Melksham could receive a £55million pound boost if the Wilts & Berks Canal is brought back through the town, according to a new study.
The old line of the canal has been lost under modern developments but a plan has been submitted which would allow narrowboats to use the River Avon instead.
The Wilts & Berks Canal Trust hopes to create five kilometres of navigable waterway to include new locks, bridges, a towpath and cycleway, together with visitor mooring, landscaping, environmental improvements and even a hydro-electric power scheme.
The ‘Melksham Link’ would create a new junction with the Kennet & Avon Canal near Semington.
In the long-term it could even reach the Thames & Severn Canal near Cricklade and the River Thames near Abingdon, connecting Lacock, Chippenham, Calne, Royal Wootton Bassett and Swindon.
An independent report by AMEC Environment & Infrastructure UK Ltd draws on the experiences of the nearby K&A Canal and other studies to assess the potential economic and tourism benefits of the proposed route.
It suggests the Melksham Link could spark an investment of £55m in the town over the following ten years through riverside regeneration and canalside residential and commercial opportunities – these could include a major new marina and housing, as well as a camping or caravan site, a restaurant and cafe or a new hotel.
Up to 250 jobs could be created during the initial construction phase alone followed by around 100 new jobs in the tourism sector, and home-owners nearest the route could see significant increases in the value of their homes.
The development could inject up to £7.5m per year into the local economy.
The AMEC report was funded by Wilts & Berks Canal Trust, Wiltshire Council, Melksham Town Council and Melksham Trust.
Canal trust spokesman Chris Coyle said: “We hope local people will share our excitement at the benefits which a restored canal might bring to Melksham, and we urge them to read the report in full to learn more about the opportunities available.
“Of course, there are many variables. Stakeholder discussions and environmental studies continue, and planning permission has not yet been granted, but this new assessment clearly shows how it could transform the fortunes of the entire town.
“The charity hopes to secure the majority of the funding for the restoration from national bodies such as the Heritage Lottery Fund or developers, and the report highlights other sections of the canal which have already been rebuilt thanks to the generous support of various partners.
“Initially the Melksham Link would simply be an ‘arm’ of the Kennet & Avon but we hope it would unlock further funding to continue the restoration north to Lacock – already a major visitor attraction which would surely draw boaters onto the new route – and then on to Chippenham and beyond.
“Our ultimate aim is to create a new cruising ‘ring’ along the K&A, the Wilts & Berks and the River Thames, with Swindon in the centre, which would exploit the popularity of canals.
“Not only would we be offering a new amenity for boaters, canoeists, walkers, runners, cyclists and anglers, but also a new wildlife corridor with wetland areas and hedgerows which would offset their national decline in recent years, proving new habitats for otters, water voles and kingfishers.

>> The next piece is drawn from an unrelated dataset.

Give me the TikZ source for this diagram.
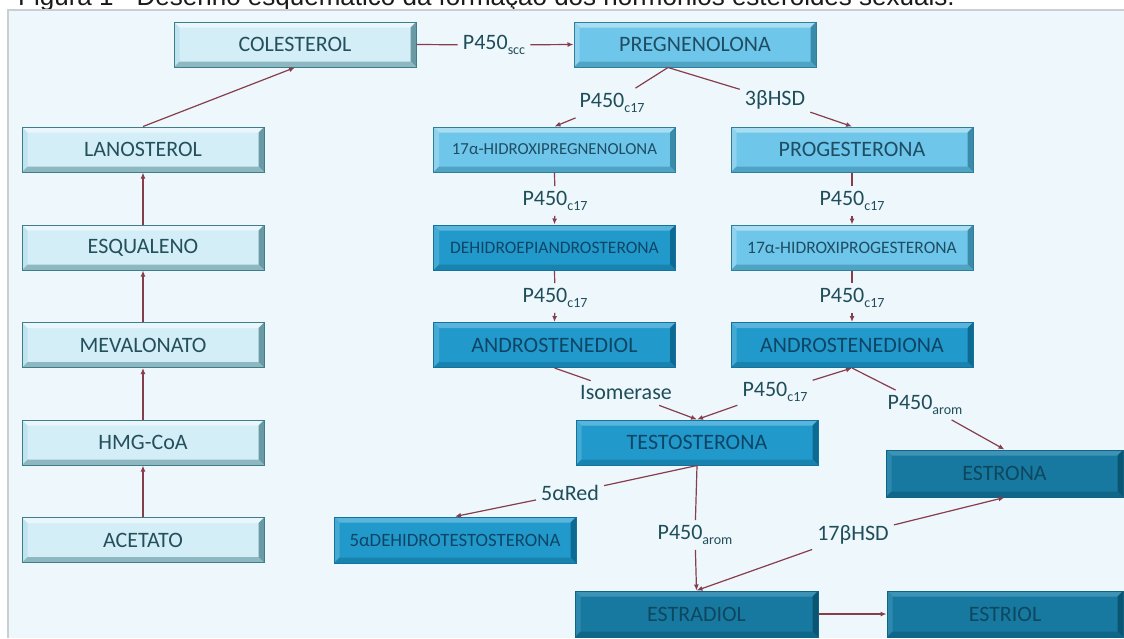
\documentclass[tikz,border=0pt]{standalone}
\usepackage{fontspec}
\setmainfont{Carlito}
\newfontfamily\capfont{Liberation Sans}
\usetikzlibrary{arrows.meta}
\definecolor{bg}{HTML}{EEF7FB}
\definecolor{ink}{HTML}{863D4C}
\definecolor{lbl}{HTML}{1F4E5B}
\definecolor{frame}{HTML}{C8D0D4}
\definecolor{captxt}{HTML}{1A1A1A}
% light
\definecolor{Lf}{HTML}{D4EEF8}\definecolor{Ld}{HTML}{3F7D88}\definecolor{Lt}{HTML}{24505C}
\definecolor{L1}{HTML}{E9F7FC}\definecolor{L2}{HTML}{BFE3EF}\definecolor{L3}{HTML}{6A9BA5}\definecolor{L4}{HTML}{8DB8C1}
% medium
\definecolor{Mf}{HTML}{6EC6EA}\definecolor{Md}{HTML}{2E7E9C}\definecolor{Mt}{HTML}{1F4D63}
\definecolor{M1}{HTML}{A8DDF2}\definecolor{M2}{HTML}{8ED2EE}\definecolor{M3}{HTML}{3A8BAA}\definecolor{M4}{HTML}{4FA4C4}
% dark
\definecolor{Df}{HTML}{219ACB}\definecolor{Dd}{HTML}{13739C}\definecolor{Dt}{HTML}{0E4566}
\definecolor{D1}{HTML}{5AB5DC}\definecolor{D2}{HTML}{44AAD4}\definecolor{D3}{HTML}{0D6B93}\definecolor{D4}{HTML}{1883AF}
% teal
\definecolor{Tf}{HTML}{1879A0}\definecolor{Td}{HTML}{0F6485}\definecolor{Tt}{HTML}{0D4760}
\definecolor{T1}{HTML}{3D93B6}\definecolor{T2}{HTML}{2C88AD}\definecolor{T3}{HTML}{0A5572}\definecolor{T4}{HTML}{106688}
\newcommand\fbig{\fontsize{22}{26}\selectfont}
\newcommand\fsz[1]{\fontsize{#1}{#1}\selectfont}
\newcommand\sbs[1]{\raisebox{-5pt}{\fontsize{14}{14}\selectfont #1}}
\newlength\bw \setlength\bw{5.5pt}
\newcommand\bevelpic[1]{%
 \fill[#11] (path picture bounding box.north west) -- (path picture bounding box.north east)
   -- ([shift={(-\bw,-\bw)}]path picture bounding box.north east) -- ([shift={(\bw,-\bw)}]path picture bounding box.north west) -- cycle;
 \fill[#12] (path picture bounding box.north west) -- (path picture bounding box.south west)
   -- ([shift={(\bw,\bw)}]path picture bounding box.south west) -- ([shift={(\bw,-\bw)}]path picture bounding box.north west) -- cycle;
 \fill[#13] (path picture bounding box.north east) -- (path picture bounding box.south east)
   -- ([shift={(-\bw,\bw)}]path picture bounding box.south east) -- ([shift={(-\bw,-\bw)}]path picture bounding box.north east) -- cycle;
 \fill[#14] (path picture bounding box.south west) -- (path picture bounding box.south east)
   -- ([shift={(-\bw,\bw)}]path picture bounding box.south east) -- ([shift={(\bw,\bw)}]path picture bounding box.south west) -- cycle;
}
\tikzset{
 box/.style={rectangle, inner sep=0pt, minimum width=242pt, minimum height=45pt, line width=1pt, font=\fbig},
 boxL/.style={box, fill=Lf, draw=Ld, text=Lt, path picture={\bevelpic{L}}},
 boxM/.style={box, fill=Mf, draw=Md, text=Mt, path picture={\bevelpic{M}}},
 boxD/.style={box, fill=Df, draw=Dd, text=Dt, path picture={\bevelpic{D}}},
 boxT/.style={box, fill=Tf, draw=Td, text=Tt, path picture={\bevelpic{T}}},
 lab/.style={inner sep=5pt, text=lbl, font=\fbig},
 ln/.style={draw=ink, line width=1.2pt},
 arr/.style={ln, -{Latex[length=6pt,width=5pt]}},
}
\begin{document}
\begin{tikzpicture}[x=1pt,y=-1pt]
\useasboundingbox (0,0) rectangle (1124,638);
\fill[white] (0,0) rectangle (1124,638);
\begin{scope}
\clip (0,0) rectangle (1124,638);
\node[anchor=base west, inner sep=0pt, font=\capfont\fontsize{26}{30}\selectfont, text=captxt] (cap) at (18,5.5) {Figura 1 - Desenho esquemático da formação dos hormônios esteroides sexuais.};
\end{scope}
\fill[bg] (8,10) rectangle (1124,638);
\draw[frame, line width=1.2pt] (8,638) -- (8,10) -- (1124,10);

% boxes
\node[boxL] (col) at (295,44.5) {COLESTEROL};
\node[boxM] (preg) at (695,44.5) {PREGNENOLONA};
\node[boxL] (lan) at (143,149.5) {LANOSTEROL};
\node[boxL] (esq) at (143,247.5) {ESQUALENO};
\node[boxL] (mev) at (143,345) {MEVALONATO};
\node[boxL] (hmg) at (143,442.5) {HMG-CoA};
\node[boxL] (ace) at (143,540) {ACETATO};
\node[boxM, font=\fsz{16.8}] (ohpreg) at (554.5,149.5) {17α-HIDROXIPREGNENOLONA};
\node[boxM] (prog) at (852,149.5) {PROGESTERONA};
\node[boxD, font=\fsz{17.5}] (dhea) at (554.5,247.5) {DEHIDROEPIANDROSTERONA};
\node[boxM, font=\fsz{17.5}] (ohprog) at (852,247.5) {17α-HIDROXIPROGESTERONA};
\node[boxD] (adiol) at (554.5,345) {ANDROSTENEDIOL};
\node[boxD] (adiona) at (852,345) {ANDROSTENEDIONA};
\node[boxD] (test) at (697,442.5) {TESTOSTERONA};
\node[boxT, minimum width=237pt, minimum height=47pt] (estrona) at (1004.5,473.5) {ESTRONA};
\node[boxD, font=\fsz{18.8}, minimum height=46pt] (dht) at (455,540) {5αDEHIDROTESTOSTERONA};
\node[boxT, minimum width=243pt, minimum height=46pt] (estradiol) at (696.5,614) {ESTRADIOL};
\node[boxT, minimum width=236pt, minimum height=46pt] (estriol) at (1005,614) {ESTRIOL};

% labels
\node[lab] (lscc) at (494,45) {P450\sbs{scc}};
\node[lab] (l1) at (612,103) {P450\sbs{c17}};
\node[lab] (l2) at (775,100) {3βHSD};
\node[lab] (l3) at (555,201) {P450\sbs{c17}};
\node[lab] (l4) at (555,298) {P450\sbs{c17}};
\node[lab] (l5) at (852,201) {P450\sbs{c17}};
\node[lab] (l6) at (852,298) {P450\sbs{c17}};
\node[lab] (liso) at (626,393) {Isomerase};
\node[lab] (lc17m) at (775,392) {P450\sbs{c17}};
\node[lab] (larom1) at (925,405) {P450\sbs{arom}};
\node[lab] (lred) at (570,493) {5αRed};
\node[lab] (larom2) at (695,535) {P450\sbs{arom}};
\node[lab] (lhsd) at (853,535) {17βHSD};

% connectors
\coordinate (apex) at ([xshift=-27pt]preg.south);
\draw[ln] (col.east) -- (lscc); \draw[arr] (lscc) -- (preg.west);
\draw[ln] (apex) -- (l1); \draw[arr] (l1) -- (ohpreg.north);
\draw[ln] (apex) -- (l2); \draw[arr] (l2) -- (prog.north);
\draw[ln] (ohpreg.south) -- (l3); \draw[arr] (l3) -- (dhea.north);
\draw[ln] (dhea.south) -- (l4); \draw[arr] (l4) -- (adiol.north);
\draw[ln] (prog.south) -- (l5); \draw[arr] (l5) -- (ohprog.north);
\draw[ln] (ohprog.south) -- (l6); \draw[arr] (l6) -- (adiona.north);
\draw[ln] (adiol.south) -- (liso); \draw[arr] (liso) -- (test.north);
\draw[arr] (lc17m) -- (adiona.south); \draw[arr] (lc17m) -- (test.north);
\draw[ln] (adiona.south) -- (larom1); \draw[arr] (larom1) -- (estrona.north);
\draw[ln] (test.south) -- (lred); \draw[arr] (lred) -- (dht.north);
\draw[ln] (test.south) -- (larom2); \draw[arr] (larom2) -- (estradiol.north);
\draw[arr] (lhsd) -- (estrona.south); \draw[arr] (lhsd) -- (estradiol.north);
\draw[arr] (estradiol.east) -- (estriol.west);
\draw[arr] (ace.north) -- (hmg.south);
\draw[arr] (hmg.north) -- (mev.south);
\draw[arr] (mev.north) -- (esq.south);
\draw[arr] (esq.north) -- (lan.south);
\draw[arr] (lan.north) -- (col.south);
\end{tikzpicture}
\end{document}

“Such a safe and scenic route between local towns and villages would also reduce the number of local car journeys and encourage more active and healthy lifestyles. Everyone benefits.”
The AMEC report suggests the total construction costs of the Melksham Link would be around £21million and assumes work would start in 2015.
There are three development scenarios which assume the link and regeneration opportunities are successfully delivered.
The most conservative scenario is where Melksham experiences increased activity but with additional visitors, particularly in summer, but there is not enough demand for a new hotel.
The most positive scenario is that Melksham becomes a destination on the Southern Waterways Network with steady volumes of boat traffic from across the region, and new waterfront businesses increase footfall from the town centre to the river.
Existing accommodation sees more overnight visitors and there is enough demand for a new hotel.
Mr Coyle said: “The River Avon is currently an under-used asset with limited access, but one day it could be used to host boat festivals and other events which would help to put Melksham on the tourist map.
“Canals are now being restored at a faster pace than they were originally built and there is already huge public interest in the restoration of the Wilts & Berks along the entire length of the former route.
“But Melksham is by far the most important piece of the jigsaw because it connects with the popular Kennet & Avon Canal – which was also brought back to life after falling derelict.
“Our hope is that a new link would create a ‘domino effect’ where momentum then builds to continue the restoration along the rest of the waterway.”